INSTRUCTIONS FOR THE TASK »
Write every line out verbatim and omit the pictures.

RAW DATA »
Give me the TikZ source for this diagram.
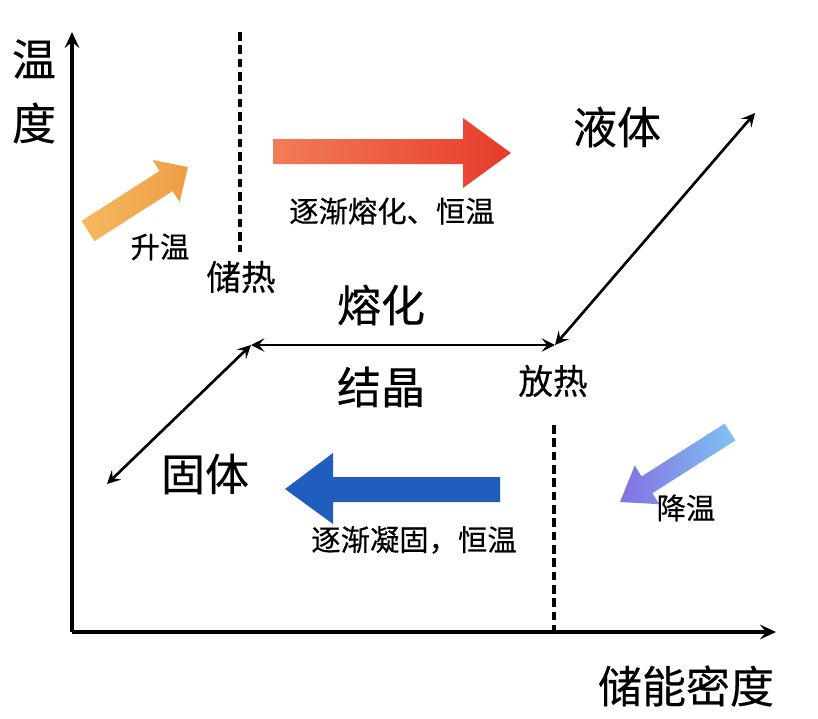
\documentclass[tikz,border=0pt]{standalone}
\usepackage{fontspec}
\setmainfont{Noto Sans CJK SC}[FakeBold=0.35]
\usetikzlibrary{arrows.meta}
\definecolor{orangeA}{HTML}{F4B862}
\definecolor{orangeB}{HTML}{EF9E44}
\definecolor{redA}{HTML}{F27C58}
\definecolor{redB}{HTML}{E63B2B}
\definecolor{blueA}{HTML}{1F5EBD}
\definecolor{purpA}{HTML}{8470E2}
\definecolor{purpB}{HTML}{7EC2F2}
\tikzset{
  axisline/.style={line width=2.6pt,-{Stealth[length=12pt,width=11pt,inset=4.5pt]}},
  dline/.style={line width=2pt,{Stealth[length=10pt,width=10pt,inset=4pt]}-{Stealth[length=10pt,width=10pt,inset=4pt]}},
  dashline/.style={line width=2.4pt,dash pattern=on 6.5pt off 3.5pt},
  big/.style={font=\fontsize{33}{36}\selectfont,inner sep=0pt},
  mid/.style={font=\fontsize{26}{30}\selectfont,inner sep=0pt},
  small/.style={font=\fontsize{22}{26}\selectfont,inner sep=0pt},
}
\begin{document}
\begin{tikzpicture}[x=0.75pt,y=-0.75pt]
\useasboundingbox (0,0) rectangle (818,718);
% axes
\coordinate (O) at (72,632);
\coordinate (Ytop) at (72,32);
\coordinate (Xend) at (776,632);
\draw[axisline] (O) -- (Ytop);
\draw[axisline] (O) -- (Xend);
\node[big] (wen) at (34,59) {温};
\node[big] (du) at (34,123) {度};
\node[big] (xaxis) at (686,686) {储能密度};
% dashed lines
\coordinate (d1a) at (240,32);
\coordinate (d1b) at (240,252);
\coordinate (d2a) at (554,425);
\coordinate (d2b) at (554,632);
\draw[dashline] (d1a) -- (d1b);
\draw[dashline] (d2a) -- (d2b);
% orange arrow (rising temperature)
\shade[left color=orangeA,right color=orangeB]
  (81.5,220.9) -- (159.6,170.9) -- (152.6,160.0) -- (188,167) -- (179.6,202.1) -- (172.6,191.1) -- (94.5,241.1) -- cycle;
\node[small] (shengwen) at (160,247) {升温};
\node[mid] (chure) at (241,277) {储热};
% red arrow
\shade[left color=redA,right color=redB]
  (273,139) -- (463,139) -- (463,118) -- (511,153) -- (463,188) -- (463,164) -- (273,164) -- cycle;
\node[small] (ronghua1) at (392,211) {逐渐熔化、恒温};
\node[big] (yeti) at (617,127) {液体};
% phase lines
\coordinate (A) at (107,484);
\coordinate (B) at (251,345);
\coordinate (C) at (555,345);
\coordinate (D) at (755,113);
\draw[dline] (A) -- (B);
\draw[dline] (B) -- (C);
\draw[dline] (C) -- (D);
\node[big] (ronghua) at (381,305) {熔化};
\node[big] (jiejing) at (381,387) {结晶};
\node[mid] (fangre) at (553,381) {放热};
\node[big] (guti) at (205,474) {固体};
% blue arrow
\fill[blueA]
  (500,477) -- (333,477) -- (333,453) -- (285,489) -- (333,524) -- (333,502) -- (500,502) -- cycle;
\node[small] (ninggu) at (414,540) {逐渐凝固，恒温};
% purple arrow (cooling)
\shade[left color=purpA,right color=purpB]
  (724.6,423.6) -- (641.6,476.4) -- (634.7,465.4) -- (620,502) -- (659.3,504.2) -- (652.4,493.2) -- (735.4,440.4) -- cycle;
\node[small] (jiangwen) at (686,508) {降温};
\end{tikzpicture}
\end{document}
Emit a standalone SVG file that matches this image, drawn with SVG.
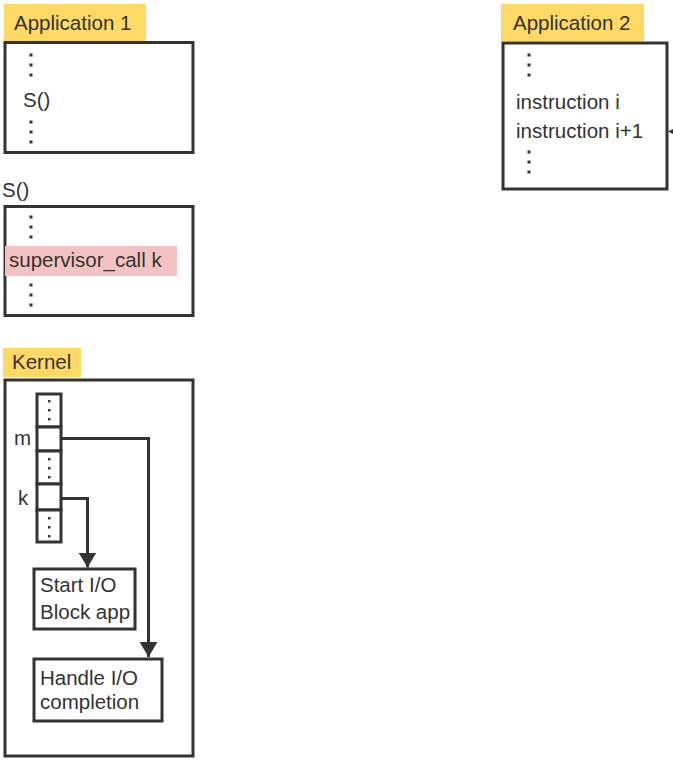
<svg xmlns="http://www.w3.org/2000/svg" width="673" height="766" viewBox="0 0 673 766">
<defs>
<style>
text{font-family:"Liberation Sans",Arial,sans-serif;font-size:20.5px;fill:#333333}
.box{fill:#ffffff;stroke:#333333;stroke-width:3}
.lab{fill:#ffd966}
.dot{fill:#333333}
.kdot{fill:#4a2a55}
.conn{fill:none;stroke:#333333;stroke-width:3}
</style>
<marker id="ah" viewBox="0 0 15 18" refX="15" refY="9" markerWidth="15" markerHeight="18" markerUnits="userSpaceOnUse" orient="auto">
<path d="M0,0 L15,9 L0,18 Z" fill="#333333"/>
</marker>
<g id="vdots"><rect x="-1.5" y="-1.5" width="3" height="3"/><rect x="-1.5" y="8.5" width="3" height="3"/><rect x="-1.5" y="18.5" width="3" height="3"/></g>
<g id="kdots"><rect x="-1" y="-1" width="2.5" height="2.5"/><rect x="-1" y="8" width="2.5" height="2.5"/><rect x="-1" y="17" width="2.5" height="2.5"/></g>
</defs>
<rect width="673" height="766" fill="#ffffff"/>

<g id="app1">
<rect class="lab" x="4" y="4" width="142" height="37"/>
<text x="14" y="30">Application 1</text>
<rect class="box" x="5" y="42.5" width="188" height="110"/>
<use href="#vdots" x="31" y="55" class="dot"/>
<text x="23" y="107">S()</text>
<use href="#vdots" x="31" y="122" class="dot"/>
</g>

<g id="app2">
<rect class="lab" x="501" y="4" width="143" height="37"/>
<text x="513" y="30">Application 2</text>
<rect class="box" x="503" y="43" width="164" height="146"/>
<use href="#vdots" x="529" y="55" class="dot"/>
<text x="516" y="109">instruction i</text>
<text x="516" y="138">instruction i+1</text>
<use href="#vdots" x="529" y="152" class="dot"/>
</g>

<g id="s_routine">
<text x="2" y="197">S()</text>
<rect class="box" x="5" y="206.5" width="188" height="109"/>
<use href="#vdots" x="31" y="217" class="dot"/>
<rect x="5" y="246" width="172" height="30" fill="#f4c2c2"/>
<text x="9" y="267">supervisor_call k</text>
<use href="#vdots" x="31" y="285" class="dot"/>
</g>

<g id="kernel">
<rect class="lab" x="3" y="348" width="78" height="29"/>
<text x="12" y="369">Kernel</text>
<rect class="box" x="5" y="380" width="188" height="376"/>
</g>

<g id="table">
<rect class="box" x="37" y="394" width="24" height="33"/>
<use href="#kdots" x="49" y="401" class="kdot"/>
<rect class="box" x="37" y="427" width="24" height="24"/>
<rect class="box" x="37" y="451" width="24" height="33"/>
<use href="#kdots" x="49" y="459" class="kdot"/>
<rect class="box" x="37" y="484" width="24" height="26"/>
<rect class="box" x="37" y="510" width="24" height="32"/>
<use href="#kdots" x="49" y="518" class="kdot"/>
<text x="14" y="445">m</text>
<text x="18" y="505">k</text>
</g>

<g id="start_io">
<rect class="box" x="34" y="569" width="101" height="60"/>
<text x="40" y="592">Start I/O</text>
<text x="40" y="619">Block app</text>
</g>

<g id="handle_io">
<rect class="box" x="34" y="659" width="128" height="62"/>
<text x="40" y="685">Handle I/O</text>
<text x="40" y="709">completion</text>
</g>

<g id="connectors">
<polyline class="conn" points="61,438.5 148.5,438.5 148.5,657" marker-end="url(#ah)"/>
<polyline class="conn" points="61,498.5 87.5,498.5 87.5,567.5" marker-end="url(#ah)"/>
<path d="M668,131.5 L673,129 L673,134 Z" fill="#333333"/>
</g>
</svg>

EXERCISE RESPONSE »
Give me the TikZ source for this diagram.
\documentclass[tikz,border=0pt]{standalone}
\usepackage{fontspec}
\setmainfont{Noto Sans CJK SC}[FakeBold=0.35]
\usetikzlibrary{arrows.meta}
\definecolor{orangeA}{HTML}{F4B862}
\definecolor{orangeB}{HTML}{EF9E44}
\definecolor{redA}{HTML}{F27C58}
\definecolor{redB}{HTML}{E63B2B}
\definecolor{blueA}{HTML}{1F5EBD}
\definecolor{purpA}{HTML}{8470E2}
\definecolor{purpB}{HTML}{7EC2F2}
\tikzset{
  axisline/.style={line width=2.6pt,-{Stealth[length=12pt,width=11pt,inset=4.5pt]}},
  dline/.style={line width=2pt,{Stealth[length=10pt,width=10pt,inset=4pt]}-{Stealth[length=10pt,width=10pt,inset=4pt]}},
  dashline/.style={line width=2.4pt,dash pattern=on 6.5pt off 3.5pt},
  big/.style={font=\fontsize{33}{36}\selectfont,inner sep=0pt},
  mid/.style={font=\fontsize{26}{30}\selectfont,inner sep=0pt},
  small/.style={font=\fontsize{22}{26}\selectfont,inner sep=0pt},
}
\begin{document}
\begin{tikzpicture}[x=0.75pt,y=-0.75pt]
\useasboundingbox (0,0) rectangle (818,718);
% axes
\coordinate (O) at (72,632);
\coordinate (Ytop) at (72,32);
\coordinate (Xend) at (776,632);
\draw[axisline] (O) -- (Ytop);
\draw[axisline] (O) -- (Xend);
\node[big] (wen) at (34,59) {温};
\node[big] (du) at (34,123) {度};
\node[big] (xaxis) at (686,686) {储能密度};
% dashed lines
\coordinate (d1a) at (240,32);
\coordinate (d1b) at (240,252);
\coordinate (d2a) at (554,425);
\coordinate (d2b) at (554,632);
\draw[dashline] (d1a) -- (d1b);
\draw[dashline] (d2a) -- (d2b);
% orange arrow (rising temperature)
\shade[left color=orangeA,right color=orangeB]
  (81.5,220.9) -- (159.6,170.9) -- (152.6,160.0) -- (188,167) -- (179.6,202.1) -- (172.6,191.1) -- (94.5,241.1) -- cycle;
\node[small] (shengwen) at (160,247) {升温};
\node[mid] (chure) at (241,277) {储热};
% red arrow
\shade[left color=redA,right color=redB]
  (273,139) -- (463,139) -- (463,118) -- (511,153) -- (463,188) -- (463,164) -- (273,164) -- cycle;
\node[small] (ronghua1) at (392,211) {逐渐熔化、恒温};
\node[big] (yeti) at (617,127) {液体};
% phase lines
\coordinate (A) at (107,484);
\coordinate (B) at (251,345);
\coordinate (C) at (555,345);
\coordinate (D) at (755,113);
\draw[dline] (A) -- (B);
\draw[dline] (B) -- (C);
\draw[dline] (C) -- (D);
\node[big] (ronghua) at (381,305) {熔化};
\node[big] (jiejing) at (381,387) {结晶};
\node[mid] (fangre) at (553,381) {放热};
\node[big] (guti) at (205,474) {固体};
% blue arrow
\fill[blueA]
  (500,477) -- (333,477) -- (333,453) -- (285,489) -- (333,524) -- (333,502) -- (500,502) -- cycle;
\node[small] (ninggu) at (414,540) {逐渐凝固，恒温};
% purple arrow (cooling)
\shade[left color=purpA,right color=purpB]
  (724.6,423.6) -- (641.6,476.4) -- (634.7,465.4) -- (620,502) -- (659.3,504.2) -- (652.4,493.2) -- (735.4,440.4) -- cycle;
\node[small] (jiangwen) at (686,508) {降温};
\end{tikzpicture}
\end{document}
Emit a standalone SVG file that matches this image, drawn with SVG.
<svg xmlns="http://www.w3.org/2000/svg" width="673" height="766" viewBox="0 0 673 766">
<defs>
<style>
text{font-family:"Liberation Sans",Arial,sans-serif;font-size:20.5px;fill:#333333}
.box{fill:#ffffff;stroke:#333333;stroke-width:3}
.lab{fill:#ffd966}
.dot{fill:#333333}
.kdot{fill:#4a2a55}
.conn{fill:none;stroke:#333333;stroke-width:3}
</style>
<marker id="ah" viewBox="0 0 15 18" refX="15" refY="9" markerWidth="15" markerHeight="18" markerUnits="userSpaceOnUse" orient="auto">
<path d="M0,0 L15,9 L0,18 Z" fill="#333333"/>
</marker>
<g id="vdots"><rect x="-1.5" y="-1.5" width="3" height="3"/><rect x="-1.5" y="8.5" width="3" height="3"/><rect x="-1.5" y="18.5" width="3" height="3"/></g>
<g id="kdots"><rect x="-1" y="-1" width="2.5" height="2.5"/><rect x="-1" y="8" width="2.5" height="2.5"/><rect x="-1" y="17" width="2.5" height="2.5"/></g>
</defs>
<rect width="673" height="766" fill="#ffffff"/>

<g id="app1">
<rect class="lab" x="4" y="4" width="142" height="37"/>
<text x="14" y="30">Application 1</text>
<rect class="box" x="5" y="42.5" width="188" height="110"/>
<use href="#vdots" x="31" y="55" class="dot"/>
<text x="23" y="107">S()</text>
<use href="#vdots" x="31" y="122" class="dot"/>
</g>

<g id="app2">
<rect class="lab" x="501" y="4" width="143" height="37"/>
<text x="513" y="30">Application 2</text>
<rect class="box" x="503" y="43" width="164" height="146"/>
<use href="#vdots" x="529" y="55" class="dot"/>
<text x="516" y="109">instruction i</text>
<text x="516" y="138">instruction i+1</text>
<use href="#vdots" x="529" y="152" class="dot"/>
</g>

<g id="s_routine">
<text x="2" y="197">S()</text>
<rect class="box" x="5" y="206.5" width="188" height="109"/>
<use href="#vdots" x="31" y="217" class="dot"/>
<rect x="5" y="246" width="172" height="30" fill="#f4c2c2"/>
<text x="9" y="267">supervisor_call k</text>
<use href="#vdots" x="31" y="285" class="dot"/>
</g>

<g id="kernel">
<rect class="lab" x="3" y="348" width="78" height="29"/>
<text x="12" y="369">Kernel</text>
<rect class="box" x="5" y="380" width="188" height="376"/>
</g>

<g id="table">
<rect class="box" x="37" y="394" width="24" height="33"/>
<use href="#kdots" x="49" y="401" class="kdot"/>
<rect class="box" x="37" y="427" width="24" height="24"/>
<rect class="box" x="37" y="451" width="24" height="33"/>
<use href="#kdots" x="49" y="459" class="kdot"/>
<rect class="box" x="37" y="484" width="24" height="26"/>
<rect class="box" x="37" y="510" width="24" height="32"/>
<use href="#kdots" x="49" y="518" class="kdot"/>
<text x="14" y="445">m</text>
<text x="18" y="505">k</text>
</g>

<g id="start_io">
<rect class="box" x="34" y="569" width="101" height="60"/>
<text x="40" y="592">Start I/O</text>
<text x="40" y="619">Block app</text>
</g>

<g id="handle_io">
<rect class="box" x="34" y="659" width="128" height="62"/>
<text x="40" y="685">Handle I/O</text>
<text x="40" y="709">completion</text>
</g>

<g id="connectors">
<polyline class="conn" points="61,438.5 148.5,438.5 148.5,657" marker-end="url(#ah)"/>
<polyline class="conn" points="61,498.5 87.5,498.5 87.5,567.5" marker-end="url(#ah)"/>
<path d="M668,131.5 L673,129 L673,134 Z" fill="#333333"/>
</g>
</svg>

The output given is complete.